### What to work on:
Retype each line of the material exactly, please, skipping any picture in it.

### Data section:
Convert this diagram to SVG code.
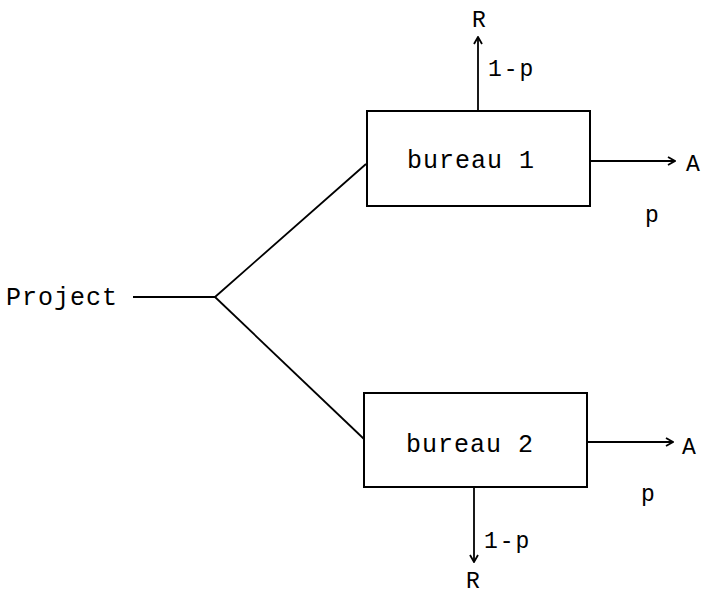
<svg xmlns="http://www.w3.org/2000/svg" width="707" height="594" viewBox="0 0 707 594">
<style>
text{font-family:"Liberation Mono","Courier New",monospace;fill:#000;font-size:25px;letter-spacing:1px}
.lbl{font-size:23px;letter-spacing:2px}
.box{fill:#fff;stroke:#000;stroke-width:2}
.ln{fill:none;stroke:#000;stroke-width:1.8}
</style>
<defs>
<marker id="ah" viewBox="0 0 12 12" refX="11" refY="6" markerWidth="12" markerHeight="12" markerUnits="userSpaceOnUse" orient="auto">
<path d="M4,2 L11,6 L4,10" fill="none" stroke="#000" stroke-width="1.8"/>
</marker>
</defs>
<g id="connectors">
<path class="ln" d="M133,297 H215 L366,164"/>
<path class="ln" d="M215,297 L364,439"/>
<path class="ln" d="M478,111 V37" marker-end="url(#ah)"/>
<path class="ln" d="M590,161 H675" marker-end="url(#ah)"/>
<path class="ln" d="M587,442 H673" marker-end="url(#ah)"/>
<path class="ln" d="M474,488 V562" marker-end="url(#ah)"/>
</g>
<g id="project"><text x="6" y="305">Project</text></g>
<g id="bureau1">
<rect class="box" x="367" y="111" width="223" height="95"/>
<text x="407" y="168">bureau 1</text>
</g>
<g id="bureau2">
<rect class="box" x="364" y="393" width="223" height="94"/>
<text x="406" y="452">bureau 2</text>
</g>
<g id="labels">
<text class="lbl" x="472" y="27">R</text>
<text class="lbl" x="488" y="76">1-p</text>
<text class="lbl" x="686" y="171">A</text>
<text class="lbl" x="645" y="222">p</text>
<text class="lbl" x="682" y="454">A</text>
<text class="lbl" x="641" y="501">p</text>
<text class="lbl" x="484" y="548">1-p</text>
<text class="lbl" x="466" y="588">R</text>
</g>
</svg>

### Task result:
Convert this diagram to SVG code.
<svg xmlns="http://www.w3.org/2000/svg" width="707" height="594" viewBox="0 0 707 594">
<style>
text{font-family:"Liberation Mono","Courier New",monospace;fill:#000;font-size:25px;letter-spacing:1px}
.lbl{font-size:23px;letter-spacing:2px}
.box{fill:#fff;stroke:#000;stroke-width:2}
.ln{fill:none;stroke:#000;stroke-width:1.8}
</style>
<defs>
<marker id="ah" viewBox="0 0 12 12" refX="11" refY="6" markerWidth="12" markerHeight="12" markerUnits="userSpaceOnUse" orient="auto">
<path d="M4,2 L11,6 L4,10" fill="none" stroke="#000" stroke-width="1.8"/>
</marker>
</defs>
<g id="connectors">
<path class="ln" d="M133,297 H215 L366,164"/>
<path class="ln" d="M215,297 L364,439"/>
<path class="ln" d="M478,111 V37" marker-end="url(#ah)"/>
<path class="ln" d="M590,161 H675" marker-end="url(#ah)"/>
<path class="ln" d="M587,442 H673" marker-end="url(#ah)"/>
<path class="ln" d="M474,488 V562" marker-end="url(#ah)"/>
</g>
<g id="project"><text x="6" y="305">Project</text></g>
<g id="bureau1">
<rect class="box" x="367" y="111" width="223" height="95"/>
<text x="407" y="168">bureau 1</text>
</g>
<g id="bureau2">
<rect class="box" x="364" y="393" width="223" height="94"/>
<text x="406" y="452">bureau 2</text>
</g>
<g id="labels">
<text class="lbl" x="472" y="27">R</text>
<text class="lbl" x="488" y="76">1-p</text>
<text class="lbl" x="686" y="171">A</text>
<text class="lbl" x="645" y="222">p</text>
<text class="lbl" x="682" y="454">A</text>
<text class="lbl" x="641" y="501">p</text>
<text class="lbl" x="484" y="548">1-p</text>
<text class="lbl" x="466" y="588">R</text>
</g>
</svg>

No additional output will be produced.